Grazie a questo nuovo approccio, le informazioni tra loro correlate appaiono contemporaneamente a video aggiornandosi costanemente mentre l’utente modifica i dati. Le interfacce utente diventano molto più veloci e intuitive, dando all’utente informazioni immediate ed aggiornate.

Il nuovo approccio sposta l’esecuzione degli algoritmi correlati alle azioni dell’utente sui client. Il server fornisce i dati, prelevati dai database ed elaborandoli quanto basta per renderli disponibili all’interfaccia.

Json
Esempio di json

Le strutture dati possono evolvere durante l’esecuzione anche nella loro forma definendo tecniche di “dynamic shaping” dei dati. A tal fine vengono molto utilizzate le definizioni JSON che associano alla definizione del dato il suo popolamento.

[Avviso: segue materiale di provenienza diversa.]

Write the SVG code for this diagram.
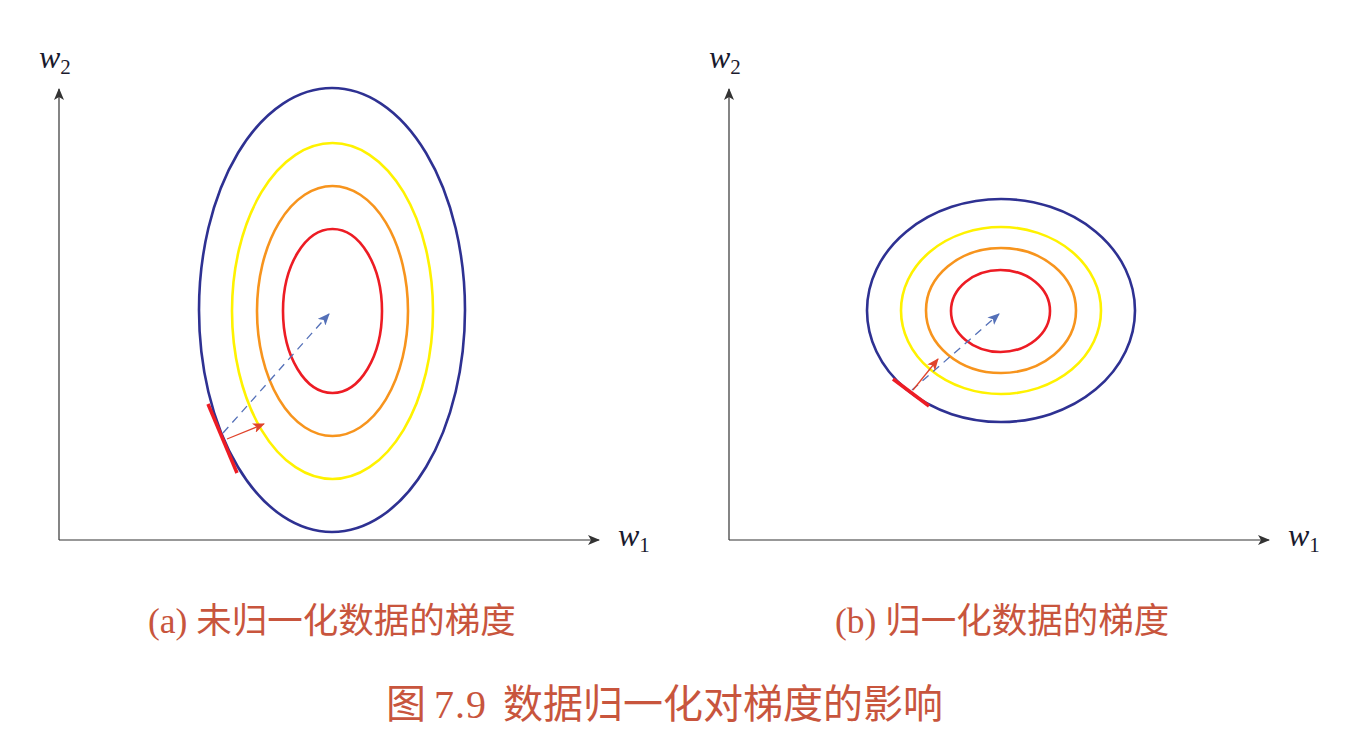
<svg xmlns="http://www.w3.org/2000/svg" width="1365" height="729" viewBox="0 0 1365 729">
<style>
.axis{stroke:#333;stroke-width:1.2;fill:none}
.e{fill:none;stroke-width:2.6}
.blue{stroke:#2e3192}
.yel{stroke:#fff200}
.ora{stroke:#f7941d}
.red{stroke:#ed1c24}
.dash{stroke:#5470b8;stroke-width:1.3;stroke-dasharray:8 6;fill:none}
.grad{stroke:#e0442c;stroke-width:1.3;fill:none}
.tan{stroke:#ed1c24;stroke-width:3.5;fill:none}
.lab{font-family:"Liberation Serif",serif;font-style:italic;font-size:32px;fill:#1a1a2e}
.sub{font-family:"Liberation Serif",serif;font-style:normal;font-size:21px;fill:#1a1a2e}
.cap{font-family:"Liberation Serif","Noto Sans CJK SC",serif;fill:#c8553d}
</style>
<defs>
<marker id="ax" viewBox="0 0 12 10" refX="11" refY="5" markerWidth="12" markerHeight="10" markerUnits="userSpaceOnUse" orient="auto">
<path d="M0,0 L12,5 L0,10 L3,5 Z" fill="#333"/>
</marker>
<marker id="bl" viewBox="0 0 12 10" refX="11" refY="5" markerWidth="12" markerHeight="10" markerUnits="userSpaceOnUse" orient="auto">
<path d="M0,0 L12,5 L0,10 L3,5 Z" fill="#5470b8"/>
</marker>
<marker id="rd" viewBox="0 0 12 10" refX="11" refY="5" markerWidth="12" markerHeight="10" markerUnits="userSpaceOnUse" orient="auto">
<path d="M0,0 L12,5 L0,10 L3,5 Z" fill="#e0442c"/>
</marker>
</defs>
<rect width="1365" height="729" fill="#fff"/>

<g id="panel-a">
<g id="axes-a">
<line class="axis" x1="59" y1="540" x2="59" y2="89" marker-end="url(#ax)"/>
<line class="axis" x1="59" y1="540" x2="599" y2="540" marker-end="url(#ax)"/>
<text class="lab" x="39" y="68">w<tspan class="sub" dy="6">2</tspan></text>
<text class="lab" x="618" y="546">w<tspan class="sub" dy="6">1</tspan></text>
</g>
<g id="contours-a">
<ellipse class="e blue" cx="332" cy="310" rx="133" ry="222"/>
<ellipse class="e yel" cx="332.5" cy="311" rx="100.5" ry="168"/>
<ellipse class="e ora" cx="332.5" cy="311" rx="75.5" ry="125"/>
<ellipse class="e red" cx="332.5" cy="311" rx="49.5" ry="82"/>
</g>
<g id="gradient-a">
<line class="dash" x1="223" y1="433" x2="329" y2="314" marker-end="url(#bl)"/>
<line class="grad" x1="227" y1="439" x2="264" y2="424" marker-end="url(#rd)"/>
<line class="tan" x1="208" y1="404" x2="237" y2="473"/>
</g>
</g>

<g id="panel-b">
<g id="axes-b">
<line class="axis" x1="729" y1="540" x2="729" y2="89" marker-end="url(#ax)"/>
<line class="axis" x1="729" y1="540" x2="1269" y2="540" marker-end="url(#ax)"/>
<text class="lab" x="709" y="68">w<tspan class="sub" dy="6">2</tspan></text>
<text class="lab" x="1288" y="546">w<tspan class="sub" dy="6">1</tspan></text>
</g>
<g id="contours-b">
<ellipse class="e blue" cx="1001" cy="310.5" rx="134" ry="111.5"/>
<ellipse class="e yel" cx="1001" cy="310.5" rx="100" ry="83.5"/>
<ellipse class="e ora" cx="1001" cy="310.5" rx="75" ry="62.5"/>
<ellipse class="e red" cx="1000.5" cy="311" rx="49.5" ry="41"/>
</g>
<g id="gradient-b">
<line class="dash" x1="912" y1="390" x2="999" y2="314" marker-end="url(#bl)"/>
<line class="grad" x1="913" y1="390" x2="938" y2="359" marker-end="url(#rd)"/>
<line class="tan" x1="893" y1="379" x2="929" y2="406"/>
</g>
</g>

<g id="captions">
<text class="cap" x="148" y="633" font-size="35.5">(a) 未归一化数据的梯度</text>
<text class="cap" x="835" y="633" font-size="35.5">(b) 归一化数据的梯度</text>
<text class="cap" x="386" y="718" font-size="40">图</text>
<text class="cap" x="434" y="718" font-size="40" letter-spacing="1">7.9</text>
<text class="cap" x="503" y="718" font-size="40">数据归一化对梯度的影响</text>
</g>
</svg>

Javascript prevede nativamente il ricorso ad una forma evoluta di JSON per la descrizione dei dati che viene ripresa in Typescript per la definizione di Oggetti e Interfacce.

Risulta pertanto spontaneo ricorrere sempre più a linguaggi che tendano a semplificare la descrizione, oltre che il popolamento, delle strutture dati.

Da jQuery ad Angular o React

Da una prima fase in cui sono stati realizzati degli “inserti” di codice scritto in javascript per migliorare gli aspetti dinamici delle interfacce affidandosi a tencologie come jQuery, si è passati a tecnologie come Angular o React.

Questo nuovo approccio ingegnerizza sistematicamente le interfacce basandole sulla netta distinzione tra HTML e Javascript supportando soluzioni orientate agli oggetti.

Ogni “vista” è un componente che prevede una parte di codice, che ne descrive il funzionamento, e una parte HTML che ne descrive l’aspetto grafico.

Un vecchio sogno inseguito per decenni, quello della separazione tra grafica e codice, ricorrendo a varie soluzioni evolutesi costantemente nel tempo.

Quella di oggi sempre però una soluzione destinata a permanere nel tempo proprio per il suo approccio pulito e altamente manutenibile.

Tecnologie trasversali alla full stack architecture

Grazie all’introduzione di tecnologie e linguaggi sempre più evoluti e sempre più omoegenei nell’approvvio, sui è arrivati ad un’omogeneizzazione delle soluzioni, potendo usare Javascript, o Typescript, sia a livello server che a livello di interfaccia utente.

Un unico know-how evoluto e consolidato con tantissime librerire e framework già pronti e facilmente personalizzabili.

Si è infatti aperta un’era in cui è possibile sviluppare intere pile applicative, a partire dalla base dei dati sino all’interfaccia utente utilizzando pressoché sempre lo stesso linguaggio, lo stesso editor, gli stessi sistemi di test e debugging.

Non si tratta di una grande rivoluzione ma di tanti piccoli avanzamenti che anno dopo anno hanno portato ad uno stadio di avanzamento molto efficace sia per l’efficacia che per la qualità dei sistemi informatici.

Open Source: il vero riuso del software

Alla fine degli anni ’90 in tutte le aziende di produzione del software si parlava del riuso come della strategia centrale per risparmiare in termini di ore di sviluppo e test.

Ogni azienda costruiva il proprio catalogo di oggetti e librerie perfettamente funzionanti ma sempre “cablati” nella filosofia aziendale corrente. Al punto che progetti della stessa azienda ma operanti in ambiti diversi facevano comunque fatica a riutilizzare il software condiviso.

Questa è l’era dell’Open Source dove tutti condividono software e documentazione.